(Collected data)
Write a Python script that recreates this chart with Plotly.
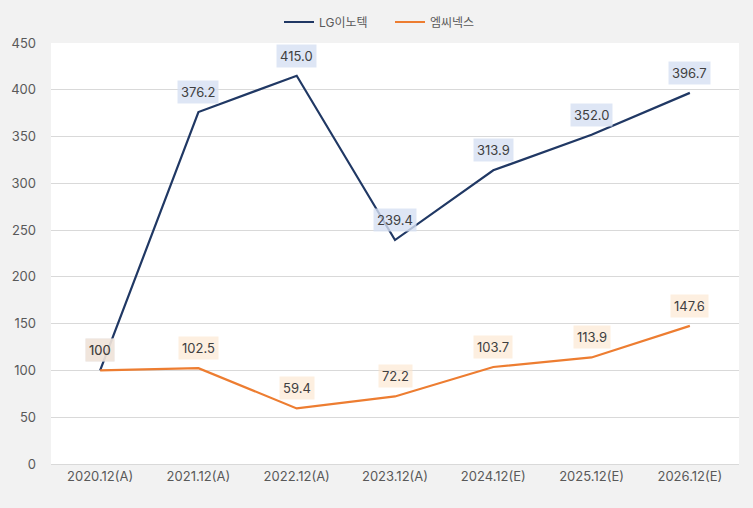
import plotly.graph_objects as go

categories = ["2020.12(A)", "2021.12(A)", "2022.12(A)", "2023.12(A)", "2024.12(E)", "2025.12(E)", "2026.12(E)"]
lg_values = [100, 376.2, 415.0, 239.4, 313.9, 352.0, 396.7]
lg_labels = ["100", "376.2", "415.0", "239.4", "313.9", "352.0", "396.7"]
mc_values = [100, 102.5, 59.4, 72.2, 103.7, 113.9, 147.6]
mc_labels = ["100", "102.5", "59.4", "72.2", "103.7", "113.9", "147.6"]
y_ticks = [0, 50, 100, 150, 200, 250, 300, 350, 400, 450]

FONT = "Inter, Noto Sans CJK KR, sans-serif"
fig = go.Figure()
fig.add_trace(go.Scatter(x=categories, y=lg_values, mode="lines", name="LG이노텍",
                         line=dict(color="#203864", width=2.2)))
fig.add_trace(go.Scatter(x=categories, y=mc_values, mode="lines", name="엠씨넥스",
                         line=dict(color="#ed7d31", width=2.2)))

anns = []
for c, v, t in zip(categories, lg_values, lg_labels):
    anns.append(dict(x=c, y=v, xref="x", yref="y", text=t, showarrow=False, yshift=20,
                     bgcolor="rgba(214,224,242,0.8)", borderpad=3,
                     font=dict(family=FONT, size=13, color="#404040")))
for c, v, t in zip(categories, mc_values, mc_labels):
    anns.append(dict(x=c, y=v, xref="x", yref="y", text=t, showarrow=False, yshift=20,
                     bgcolor="rgba(252,228,204,0.6)", borderpad=3,
                     font=dict(family=FONT, size=13, color="#404040")))

fig.update_layout(
    width=753, height=508,
    paper_bgcolor="#f2f2f2", plot_bgcolor="#ffffff",
    margin=dict(l=51, r=14, t=43, b=44, autoexpand=False),
    font=dict(family=FONT, size=13, color="#595959"),
    showlegend=True,
    legend=dict(orientation="h", x=279 / 753, xanchor="left", xref="container",
                y=1 - 22 / 508, yanchor="middle", yref="container",
                entrywidth=66, entrywidthmode="pixels", itemwidth=30,
                font=dict(family=FONT, size=12, color="#595959"), bgcolor="rgba(0,0,0,0)"),
    annotations=anns,
)
fig.update_xaxes(type="category", range=[-0.5, 6.5], showgrid=False, showline=True, automargin=False,
                 linecolor="#d9d9d9", linewidth=1, ticks="", tickfont=dict(size=13, color="#595959"))
fig.update_yaxes(range=[0, 450], tickvals=y_ticks, showgrid=True, gridcolor="#d9d9d9", automargin=False,
                 zeroline=False, showline=False, ticks="", ticklabelstandoff=14,
                 tickfont=dict(size=13, color="#595959"))
fig.write_html("out.html", config={"displayModeBar": False},
               post_script="document.body.style.margin='0';document.body.style.background='#f2f2f2';document.body.style.overflow='hidden';")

(Exercise brief) Everything from the top line of the data down to and including the line with "import plotly.graph_objects as go" is to be copied, except the pictures.

(Answer to this task)
Write a Python script that recreates this chart with Plotly.
import plotly.graph_objects as go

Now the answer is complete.